Agsol is working to change this reality through lightweight solar-powered micro-mills designed specifically for distributed rural deployment. 

CEI Africa is providing Agsol with USD 209,900 in Smart Outcomes Financing to support the deployment of 400 solar-powered MicroMills that expand access to affordable local milling services while creating ownership opportunities for women entrepreneurs in rural communities. 

Unlike conventional diesel mills — large machines that often require significant fuel, mechanical maintenance, and centralized operations — Agsol’s mills are compact, solar-powered, and designed for smaller-scale local use. Traditional diesel milling is often male-dominated, as ownership depends on access to fuel supply chains, technical expertise, and higher upfront capital—barriers that have historically been less available to female entrepreneurs. 

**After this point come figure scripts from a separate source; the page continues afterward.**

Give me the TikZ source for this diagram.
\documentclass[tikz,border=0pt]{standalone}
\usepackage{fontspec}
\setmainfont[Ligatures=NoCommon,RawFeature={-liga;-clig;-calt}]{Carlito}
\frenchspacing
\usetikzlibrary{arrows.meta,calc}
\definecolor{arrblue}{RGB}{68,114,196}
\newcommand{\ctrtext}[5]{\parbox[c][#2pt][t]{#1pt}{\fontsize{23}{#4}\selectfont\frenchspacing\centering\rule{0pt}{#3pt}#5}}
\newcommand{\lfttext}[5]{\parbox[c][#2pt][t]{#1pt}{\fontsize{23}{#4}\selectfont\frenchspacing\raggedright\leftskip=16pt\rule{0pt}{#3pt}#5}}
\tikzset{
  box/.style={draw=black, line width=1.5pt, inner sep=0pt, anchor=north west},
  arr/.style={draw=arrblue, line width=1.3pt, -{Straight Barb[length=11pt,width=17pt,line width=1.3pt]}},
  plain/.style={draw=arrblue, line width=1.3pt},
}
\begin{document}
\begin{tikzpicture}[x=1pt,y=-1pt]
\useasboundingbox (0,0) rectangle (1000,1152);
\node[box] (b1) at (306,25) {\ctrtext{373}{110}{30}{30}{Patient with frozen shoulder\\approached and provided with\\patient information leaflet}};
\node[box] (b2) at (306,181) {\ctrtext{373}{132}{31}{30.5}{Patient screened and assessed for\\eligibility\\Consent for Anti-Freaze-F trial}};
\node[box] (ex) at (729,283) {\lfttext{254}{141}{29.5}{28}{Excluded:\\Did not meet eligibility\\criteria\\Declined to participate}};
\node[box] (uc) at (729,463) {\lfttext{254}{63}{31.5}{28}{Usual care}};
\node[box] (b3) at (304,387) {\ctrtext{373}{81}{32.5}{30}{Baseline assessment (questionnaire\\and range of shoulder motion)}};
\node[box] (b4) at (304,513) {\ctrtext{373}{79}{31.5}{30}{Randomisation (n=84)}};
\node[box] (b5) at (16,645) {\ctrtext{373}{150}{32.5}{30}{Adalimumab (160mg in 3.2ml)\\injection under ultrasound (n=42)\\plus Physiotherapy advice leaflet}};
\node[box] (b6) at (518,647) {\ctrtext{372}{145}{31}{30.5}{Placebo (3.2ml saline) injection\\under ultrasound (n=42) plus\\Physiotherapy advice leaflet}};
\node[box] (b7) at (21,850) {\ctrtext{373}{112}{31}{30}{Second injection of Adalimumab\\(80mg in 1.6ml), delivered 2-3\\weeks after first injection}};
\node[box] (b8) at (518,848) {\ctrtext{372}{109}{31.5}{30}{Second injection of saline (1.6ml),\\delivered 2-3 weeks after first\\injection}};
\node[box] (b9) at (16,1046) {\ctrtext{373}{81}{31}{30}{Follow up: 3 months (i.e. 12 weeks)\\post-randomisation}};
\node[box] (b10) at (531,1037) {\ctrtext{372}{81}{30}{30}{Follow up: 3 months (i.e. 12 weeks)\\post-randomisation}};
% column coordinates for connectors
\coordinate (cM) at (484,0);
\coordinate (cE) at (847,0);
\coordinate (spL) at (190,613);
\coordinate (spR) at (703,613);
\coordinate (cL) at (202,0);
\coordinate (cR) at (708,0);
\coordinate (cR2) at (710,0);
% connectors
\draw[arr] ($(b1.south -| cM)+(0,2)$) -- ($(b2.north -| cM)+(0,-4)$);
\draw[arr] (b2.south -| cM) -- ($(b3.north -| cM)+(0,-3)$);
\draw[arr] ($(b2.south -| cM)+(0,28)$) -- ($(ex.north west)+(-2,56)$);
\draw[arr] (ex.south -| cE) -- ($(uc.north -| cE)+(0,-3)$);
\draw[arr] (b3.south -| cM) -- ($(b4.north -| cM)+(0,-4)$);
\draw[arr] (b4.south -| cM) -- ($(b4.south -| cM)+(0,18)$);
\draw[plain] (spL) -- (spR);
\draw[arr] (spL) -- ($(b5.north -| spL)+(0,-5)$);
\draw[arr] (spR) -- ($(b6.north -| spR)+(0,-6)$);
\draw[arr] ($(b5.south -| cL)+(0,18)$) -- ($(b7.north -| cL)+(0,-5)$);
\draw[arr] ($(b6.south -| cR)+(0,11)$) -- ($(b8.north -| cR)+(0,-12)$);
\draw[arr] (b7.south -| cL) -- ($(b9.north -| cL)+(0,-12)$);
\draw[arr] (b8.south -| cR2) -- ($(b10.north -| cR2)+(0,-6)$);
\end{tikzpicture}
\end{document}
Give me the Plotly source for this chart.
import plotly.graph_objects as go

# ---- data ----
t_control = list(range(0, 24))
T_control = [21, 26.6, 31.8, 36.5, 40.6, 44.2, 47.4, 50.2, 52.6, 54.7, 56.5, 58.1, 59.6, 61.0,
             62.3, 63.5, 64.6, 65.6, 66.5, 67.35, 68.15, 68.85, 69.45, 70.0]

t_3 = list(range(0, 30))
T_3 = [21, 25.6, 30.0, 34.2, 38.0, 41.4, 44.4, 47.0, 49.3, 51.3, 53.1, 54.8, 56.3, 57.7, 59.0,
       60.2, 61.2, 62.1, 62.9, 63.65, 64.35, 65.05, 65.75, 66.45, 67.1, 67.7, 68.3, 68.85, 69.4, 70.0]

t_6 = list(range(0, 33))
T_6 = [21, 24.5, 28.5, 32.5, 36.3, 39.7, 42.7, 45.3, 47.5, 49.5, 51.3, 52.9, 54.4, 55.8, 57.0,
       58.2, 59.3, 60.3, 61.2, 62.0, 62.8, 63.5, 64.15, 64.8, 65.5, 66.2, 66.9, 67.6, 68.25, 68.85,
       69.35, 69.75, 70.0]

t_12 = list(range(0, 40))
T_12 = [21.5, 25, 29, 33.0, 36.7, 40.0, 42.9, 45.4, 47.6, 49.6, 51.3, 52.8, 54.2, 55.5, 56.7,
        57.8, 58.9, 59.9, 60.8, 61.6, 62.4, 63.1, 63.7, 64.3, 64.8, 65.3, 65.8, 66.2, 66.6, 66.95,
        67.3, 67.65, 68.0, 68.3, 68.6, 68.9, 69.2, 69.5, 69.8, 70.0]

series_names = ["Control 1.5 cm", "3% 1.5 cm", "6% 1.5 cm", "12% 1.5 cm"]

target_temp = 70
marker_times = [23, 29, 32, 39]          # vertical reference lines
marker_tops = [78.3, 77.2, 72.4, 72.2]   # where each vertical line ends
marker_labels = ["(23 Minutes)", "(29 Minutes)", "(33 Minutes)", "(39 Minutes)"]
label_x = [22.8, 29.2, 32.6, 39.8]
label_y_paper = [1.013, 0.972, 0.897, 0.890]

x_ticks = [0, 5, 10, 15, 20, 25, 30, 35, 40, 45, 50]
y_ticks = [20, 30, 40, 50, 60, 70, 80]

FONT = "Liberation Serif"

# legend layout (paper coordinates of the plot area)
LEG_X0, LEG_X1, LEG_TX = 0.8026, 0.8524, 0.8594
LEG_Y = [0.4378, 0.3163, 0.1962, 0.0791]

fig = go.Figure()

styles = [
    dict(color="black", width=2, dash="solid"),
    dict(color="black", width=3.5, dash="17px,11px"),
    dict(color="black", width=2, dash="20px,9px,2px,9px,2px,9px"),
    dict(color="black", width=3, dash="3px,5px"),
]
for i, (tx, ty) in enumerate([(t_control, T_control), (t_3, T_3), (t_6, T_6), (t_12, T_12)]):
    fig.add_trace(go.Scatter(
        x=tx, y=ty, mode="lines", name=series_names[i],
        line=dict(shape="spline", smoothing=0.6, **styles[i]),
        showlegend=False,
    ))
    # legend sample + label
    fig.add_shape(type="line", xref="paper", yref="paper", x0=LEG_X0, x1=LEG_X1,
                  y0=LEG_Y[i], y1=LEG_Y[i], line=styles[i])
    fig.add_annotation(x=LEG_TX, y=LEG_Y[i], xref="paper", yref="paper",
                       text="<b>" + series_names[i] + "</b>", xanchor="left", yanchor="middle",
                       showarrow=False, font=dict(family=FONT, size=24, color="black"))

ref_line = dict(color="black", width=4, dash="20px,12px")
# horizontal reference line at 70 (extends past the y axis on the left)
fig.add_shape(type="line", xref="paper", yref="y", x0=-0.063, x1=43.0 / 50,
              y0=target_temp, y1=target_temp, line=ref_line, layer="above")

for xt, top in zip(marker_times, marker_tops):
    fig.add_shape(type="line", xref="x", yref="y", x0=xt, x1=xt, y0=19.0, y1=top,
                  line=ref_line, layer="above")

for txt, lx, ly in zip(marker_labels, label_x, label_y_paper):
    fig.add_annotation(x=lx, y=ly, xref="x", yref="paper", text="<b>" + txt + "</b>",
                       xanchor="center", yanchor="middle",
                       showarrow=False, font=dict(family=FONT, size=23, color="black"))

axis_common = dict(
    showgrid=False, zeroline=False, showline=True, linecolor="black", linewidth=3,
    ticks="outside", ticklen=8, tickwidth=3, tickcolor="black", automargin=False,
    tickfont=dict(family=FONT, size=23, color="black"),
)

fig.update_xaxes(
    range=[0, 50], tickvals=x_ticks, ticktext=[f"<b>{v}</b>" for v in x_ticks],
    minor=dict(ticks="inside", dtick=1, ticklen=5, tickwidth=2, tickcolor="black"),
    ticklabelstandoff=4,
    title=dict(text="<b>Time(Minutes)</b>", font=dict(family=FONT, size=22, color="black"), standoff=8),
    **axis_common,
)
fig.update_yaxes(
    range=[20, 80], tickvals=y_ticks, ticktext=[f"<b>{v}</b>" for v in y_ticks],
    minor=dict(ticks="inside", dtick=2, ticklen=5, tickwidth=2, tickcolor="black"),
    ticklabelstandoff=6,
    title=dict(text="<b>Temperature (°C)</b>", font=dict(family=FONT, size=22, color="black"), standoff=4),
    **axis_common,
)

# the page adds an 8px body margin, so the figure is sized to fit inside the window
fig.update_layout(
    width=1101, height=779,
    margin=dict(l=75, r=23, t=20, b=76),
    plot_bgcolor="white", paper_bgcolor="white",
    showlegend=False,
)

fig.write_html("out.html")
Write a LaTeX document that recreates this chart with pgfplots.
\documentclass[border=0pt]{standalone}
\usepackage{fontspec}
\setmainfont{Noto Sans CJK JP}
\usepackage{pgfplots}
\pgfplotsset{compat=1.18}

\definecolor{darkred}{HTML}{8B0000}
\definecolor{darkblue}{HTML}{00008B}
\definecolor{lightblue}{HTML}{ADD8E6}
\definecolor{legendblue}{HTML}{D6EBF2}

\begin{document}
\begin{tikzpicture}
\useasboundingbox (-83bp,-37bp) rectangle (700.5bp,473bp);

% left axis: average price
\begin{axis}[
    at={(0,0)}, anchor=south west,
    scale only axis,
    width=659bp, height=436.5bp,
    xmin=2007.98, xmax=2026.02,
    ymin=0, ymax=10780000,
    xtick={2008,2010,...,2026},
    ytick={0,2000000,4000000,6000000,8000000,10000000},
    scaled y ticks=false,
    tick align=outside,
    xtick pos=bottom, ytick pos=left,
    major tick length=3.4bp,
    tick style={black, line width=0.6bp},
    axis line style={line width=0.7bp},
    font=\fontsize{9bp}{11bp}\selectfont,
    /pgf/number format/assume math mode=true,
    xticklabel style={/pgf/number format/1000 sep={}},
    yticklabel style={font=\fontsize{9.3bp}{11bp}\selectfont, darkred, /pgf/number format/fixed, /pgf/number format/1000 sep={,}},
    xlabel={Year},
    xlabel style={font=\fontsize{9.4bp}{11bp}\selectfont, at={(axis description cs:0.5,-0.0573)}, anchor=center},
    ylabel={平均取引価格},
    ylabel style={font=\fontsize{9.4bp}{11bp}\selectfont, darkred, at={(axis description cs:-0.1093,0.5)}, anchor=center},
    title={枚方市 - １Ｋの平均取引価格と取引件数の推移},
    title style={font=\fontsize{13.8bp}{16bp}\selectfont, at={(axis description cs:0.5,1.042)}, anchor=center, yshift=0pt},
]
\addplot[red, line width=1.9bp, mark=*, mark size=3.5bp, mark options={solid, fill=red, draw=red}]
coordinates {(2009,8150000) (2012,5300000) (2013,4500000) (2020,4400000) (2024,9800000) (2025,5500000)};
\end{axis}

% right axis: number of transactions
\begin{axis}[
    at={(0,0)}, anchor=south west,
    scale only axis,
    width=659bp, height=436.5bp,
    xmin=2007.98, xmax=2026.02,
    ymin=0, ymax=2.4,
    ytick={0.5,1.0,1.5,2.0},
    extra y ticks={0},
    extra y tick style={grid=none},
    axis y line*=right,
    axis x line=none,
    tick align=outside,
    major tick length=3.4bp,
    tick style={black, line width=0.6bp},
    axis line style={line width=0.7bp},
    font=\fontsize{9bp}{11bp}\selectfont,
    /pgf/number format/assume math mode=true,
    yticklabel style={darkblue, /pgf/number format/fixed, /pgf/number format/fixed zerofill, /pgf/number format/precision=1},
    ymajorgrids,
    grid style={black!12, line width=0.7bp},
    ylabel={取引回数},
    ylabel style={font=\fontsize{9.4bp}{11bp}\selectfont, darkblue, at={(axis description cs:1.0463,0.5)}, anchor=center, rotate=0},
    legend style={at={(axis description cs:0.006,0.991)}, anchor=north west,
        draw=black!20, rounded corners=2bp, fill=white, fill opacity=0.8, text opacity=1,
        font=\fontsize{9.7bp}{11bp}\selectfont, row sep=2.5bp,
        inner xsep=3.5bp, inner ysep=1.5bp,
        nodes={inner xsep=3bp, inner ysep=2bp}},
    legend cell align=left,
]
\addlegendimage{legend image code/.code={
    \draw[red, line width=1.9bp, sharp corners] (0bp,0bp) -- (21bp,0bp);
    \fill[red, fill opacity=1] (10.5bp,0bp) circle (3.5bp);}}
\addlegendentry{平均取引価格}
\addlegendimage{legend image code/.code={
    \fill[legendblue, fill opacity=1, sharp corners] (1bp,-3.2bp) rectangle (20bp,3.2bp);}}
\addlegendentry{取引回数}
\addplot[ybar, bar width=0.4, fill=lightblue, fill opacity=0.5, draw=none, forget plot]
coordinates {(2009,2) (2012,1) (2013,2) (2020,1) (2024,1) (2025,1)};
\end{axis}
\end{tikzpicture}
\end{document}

The economics also look very different. Agsol estimates that conventional diesel mills can spend roughly 40% of revenue on fuel costs alone, while many rural diesel mills remain underutilized despite their large size. By contrast, the company’s solar-powered mills are designed around smaller, distributed local networks that bring processing closer to where people actually live. 

By supporting companies like Agsol, CEI Africa is helping reduce dependence on diesel, lower milling costs, shorten travel and wait times, and expand localized food processing capacity. For women entrepreneurs, this also creates access to ownership opportunities in a sector where participation has historically been constrained by the economics and logistics of diesel-powered infrastructure.